If China is a rogue state, what does that make Britain, which against American wishes became the second European country, after Luxembourg, to join its Asian Infrastructure Investment Bank? The bank now consists of 57 countries worldwide and 14 in the European Union.

Given that countries’ cumulatively representing well over half the world’s population are now members of the bank, heaven forbid what would happen if cooperation between these countries was widened to political areas. Could there come a time when those that wish to ostracise China are in fact labelled ‘rogue’ themselves?

And above all, if every country that has committed human rights abuses is a rogue state, the so-called ‘righteous nations’ must be a very small minority.

It is hard to believe the majority of Chinese people are the slightest bit bothered what kind of lesser title their country is given in attempts to ostracise them from the ‘righteous’ states. After all they have seen it all before and know what it is like to be recognised as an actual rogue state, yet China came out the other side with its power enhanced.

The worst excesses of the Communist Party were nearly all committed when the People’s Republic of China was completely ostracised by both the United States and the Soviet Union and Taiwan held the Chinese seat at the UN. Conversely, the seismic shift that allowed China to become a partner we could do business with and a freer country at least by its own standards, were in part due to Nixon’s visit and the PRC’s recognition at the UN in 1972 and mainly due to the rise of Deng Xiaoping to party Chairman in 1976.

As in the former Soviet Union, the reality in China is very different to what some idealists in the media want to believe. Change comes from the top, not the bottom and evolution is extremely positive whereas revolution more often than not leads to disaster (look no further than Syria!).

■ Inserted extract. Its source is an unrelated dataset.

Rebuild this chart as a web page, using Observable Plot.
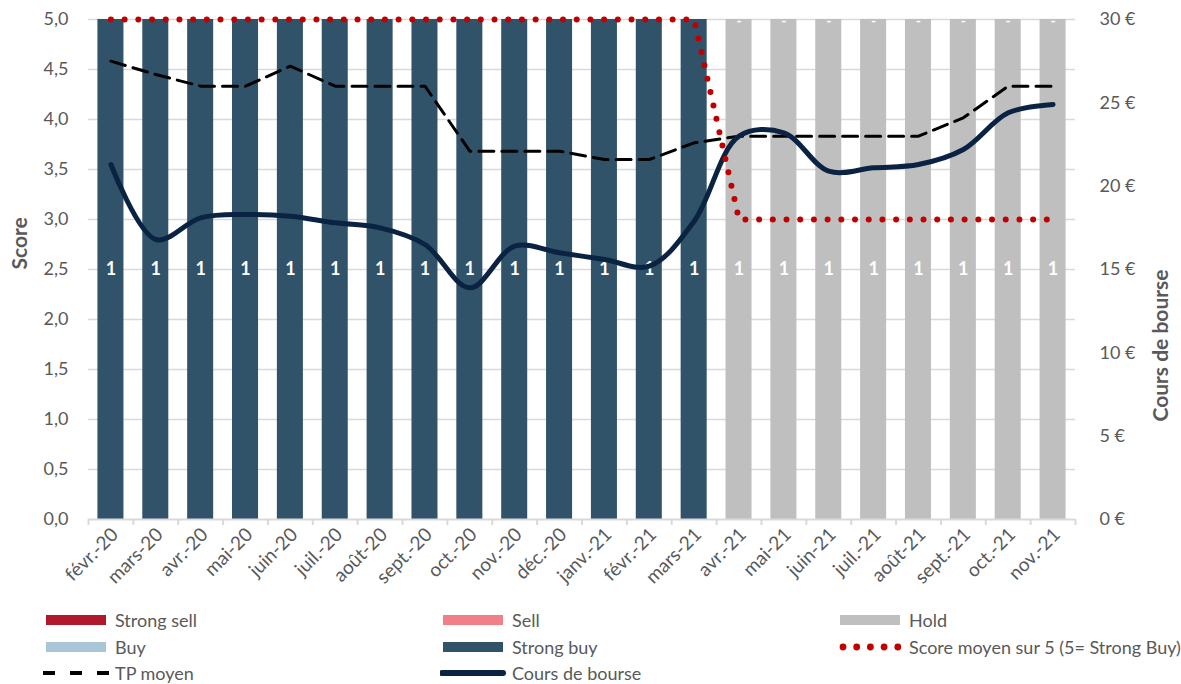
<!DOCTYPE html>
<html>
<head>
<meta charset="utf-8">
<script src="https://cdn.jsdelivr.net/npm/d3@7"></script>
<script src="https://cdn.jsdelivr.net/npm/@observablehq/plot@0.6"></script>
<style>
  body { margin: 0; background: #fff; font-family: Lato, "Liberation Sans", sans-serif; }
  #wrap { position: relative; width: 1181px; height: 684px; overflow: hidden; }
  #chart svg { display: block; }
  .lg { position: absolute; display: flex; align-items: center; height: 20px; font-size: 18px; color: #595959; white-space: nowrap; }
  .lg svg { display: block; margin-right: 6px; }
</style>
</head>
<body>
<div id="wrap">
  <div id="chart"></div>
  <div id="legend"></div>
</div>
<script>
// ---------- data ----------
const months = ["févr.-20","mars-20","avr.-20","mai-20","juin-20","juil.-20","août-20","sept.-20","oct.-20","nov.-20","déc.-20","janv.-21","févr.-21","mars-21","avr.-21","mai-21","juin-21","juil.-21","août-21","sept.-21","oct.-21","nov.-21"];
const ratings = ["Strong sell", "Sell", "Hold", "Buy", "Strong buy"];
const ratingColors = ["#B2182B", "#F07F8A", "#BFBFBF", "#A9C6D8", "#31536A"];

const strongSell = [0,0,0,0,0,0,0,0,0,0,0,0,0,0,0,0,0,0,0,0,0,0];
const sell       = [0,0,0,0,0,0,0,0,0,0,0,0,0,0,0,0,0,0,0,0,0,0];
const hold       = [0,0,0,0,0,0,0,0,0,0,0,0,0,0,1,1,1,1,1,1,1,1];
const buy        = [0,0,0,0,0,0,0,0,0,0,0,0,0,0,0,0,0,0,0,0,0,0];
const strongBuy  = [1,1,1,1,1,1,1,1,1,1,1,1,1,1,0,0,0,0,0,0,0,0];

// Score moyen sur 5 (left axis)
const scoreMoyen = [5,5,5,5,5,5,5,5,5,5,5,5,5,5,3,3,3,3,3,3,3,3];
// TP moyen (€, right axis)
const tpMoyen = [27.5,26.7,26.0,26.0,27.2,26.0,26.0,26.0,22.1,22.1,22.1,21.6,21.6,22.6,23.0,23.0,23.0,23.0,23.0,24.1,26.0,26.0];
// Cours de bourse (€, right axis)
const cours = [21.3,16.8,18.1,18.3,18.2,17.8,17.5,16.5,13.9,16.4,16.0,15.6,15.2,17.9,23.0,23.2,20.9,21.1,21.3,22.2,24.4,24.9];

// axis ticks
const scoreTicks = [0,0.5,1,1.5,2,2.5,3,3.5,4,4.5,5];
const euroTicks = [0,5,10,15,20,25,30];
const scoreMax = 5, euroMax = 30;
const euroPerScore = euroMax / scoreMax;

// ---------- derived tables ----------
const series = [strongSell, sell, hold, buy, strongBuy];
const table = [];
const totals = new Map();
months.forEach((m, i) => {
  const total = d3.sum(series, s => s[i]);
  totals.set(m, total ? scoreMax : 0);
  ratings.forEach((r, j) => {
    const c = series[j][i];
    table.push({month: m, rating: r, count: c, share: total ? c / total * scoreMax : 0});
  });
});
const lines = months.map((m, i) => ({month: m, score: scoreMoyen[i], tp: tpMoyen[i], cours: cours[i]}));

// ---------- layout ----------
const W = 1181, H = 600, mL = 88, mR = 106, mT = 19, mB = 81;
const step = (W - mL - mR) / months.length;
const inset = step * 0.21;
const grey = "#595959";

const chart = Plot.plot({
  width: W, height: H,
  marginLeft: mL, marginRight: mR, marginTop: mT, marginBottom: mB,
  style: {fontFamily: "Lato, 'Liberation Sans', sans-serif", color: grey, background: "#fff"},
  x: {domain: months, padding: 0, round: false, axis: null},
  y: {domain: [0, scoreMax], axis: null},
  color: {domain: ratings, range: ratingColors},
  marks: [
    Plot.ruleY(scoreTicks.filter(t => t > 0), {stroke: "#D9D9D9", strokeWidth: 1.4}),
    Plot.barY(table, {x: "month", y: "share", fill: "rating", z: "rating", order: ratings,
      insetLeft: inset, insetRight: inset}),
    Plot.ruleY([0], {stroke: "#D9D9D9", strokeWidth: 2}),
    // tick marks at category boundaries
    Plot.axisX(months, {tickSize: 6, tickFormat: () => "", dx: -step / 2, stroke: "#D9D9D9", strokeWidth: 2, label: null}),
    Plot.axisX([months[months.length - 1]], {tickSize: 6, tickFormat: () => "", dx: step / 2, stroke: "#D9D9D9", strokeWidth: 2, label: null}),
    // bar value labels
    Plot.text(table, Plot.stackY({x: "month", y: "share", z: "rating", order: ratings, filter: d => d.count > 0,
      text: d => String(d.count), fill: "white", fontWeight: "bold", fontSize: 18})),
    Plot.text(table.filter(d => d.rating === "Strong buy" && d.count === 0), {
      x: "month", y: d => totals.get(d.month), text: () => "-", dy: 2,
      fill: "white", fontWeight: "bold", fontSize: 14}),
    // lines
    Plot.line(lines, {x: "month", y: d => d.tp / euroPerScore, stroke: "#000", strokeWidth: 3,
      strokeDasharray: "15 8", curve: "linear"}),
    Plot.line(lines, {x: "month", y: d => d.cours / euroPerScore, stroke: "#0B2343", strokeWidth: 5,
      curve: "catmull-rom", strokeLinecap: "round", strokeLinejoin: "round"}),
    Plot.line(lines, {x: "month", y: "score", stroke: "#C00000", strokeWidth: 6,
      strokeDasharray: "0 13.7", strokeLinecap: "round", curve: "linear"}),
    // axes
    Plot.axisY(scoreTicks, {anchor: "left", tickSize: 0, tickPadding: 20, fontSize: 18,
      tickFormat: d => d.toFixed(1).replace(".", ","), label: null}),
    Plot.axisY(euroTicks.map(v => v / euroPerScore), {anchor: "right", tickSize: 0, tickPadding: 24, fontSize: 18,
      textAnchor: "start", tickFormat: d => `${Math.round(d * euroPerScore)} €`, label: null}),
    Plot.text(months, {x: d => d, frameAnchor: "bottom", text: d => d, rotate: -45, textAnchor: "end",
      lineAnchor: "middle", dx: 4, dy: 12, fontSize: 19, fill: grey}),
    // axis titles
    Plot.text(["Score"], {frameAnchor: "left", text: d => d, rotate: -90, dx: -68, fontSize: 21, fontWeight: "bold", fill: grey}),
    Plot.text(["Cours de bourse"], {frameAnchor: "right", text: d => d, rotate: -90, dx: 86, fontSize: 21, fontWeight: "bold", fill: grey})
  ]
});
document.getElementById("chart").append(chart);

// ---------- legend ----------
const legendItems = [
  {label: "Strong sell", kind: "bar", color: ratingColors[0]},
  {label: "Sell", kind: "bar", color: ratingColors[1]},
  {label: "Hold", kind: "bar", color: ratingColors[2]},
  {label: "Buy", kind: "bar", color: ratingColors[3]},
  {label: "Strong buy", kind: "bar", color: ratingColors[4]},
  {label: "Score moyen sur 5 (5= Strong Buy)", kind: "dots", color: "#C00000"},
  {label: "TP moyen", kind: "dash", color: "#000"},
  {label: "Cours de bourse", kind: "line", color: "#0B2343"}
];
const colX = [43, 440, 837];
const rowY = [610, 637, 663];
const legend = document.getElementById("legend");
legendItems.forEach((it, k) => {
  const div = document.createElement("div");
  div.className = "lg";
  div.style.left = colX[k % 3] + "px";
  div.style.top = rowY[Math.floor(k / 3)] + "px";
  let sw = "";
  if (it.kind === "bar") sw = `<rect x="3" y="5" width="60" height="10" fill="${it.color}"/>`;
  else if (it.kind === "dash") sw = `<line x1="0" x2="66" y1="10" y2="10" stroke="${it.color}" stroke-width="4" stroke-dasharray="12 15"/>`;
  else if (it.kind === "line") sw = `<line x1="2" x2="63" y1="10" y2="10" stroke="${it.color}" stroke-width="6" stroke-linecap="round"/>`;
  else sw = [0,1,2,3,4].map(j => `<circle cx="${6 + j * 13.7}" cy="10" r="3.4" fill="${it.color}"/>`).join("");
  div.innerHTML = `<svg width="66" height="20">${sw}</svg><span>${it.label}</span>`;
  legend.append(div);
});
</script>
</body>
</html>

The aim of the UK politically should be to do everything possible to ensure voices within the Communist Party supporting democracy and human rights are heard, rather than shouted down. The best way to do that is through economic and cultural cooperation. All sanctions, marginalisation and ridiculous labelling will ever achieve is a return to the old guard who believe the UK has a colonial vendetta against China and are happy to look to alternative and less judgemental markets for trade.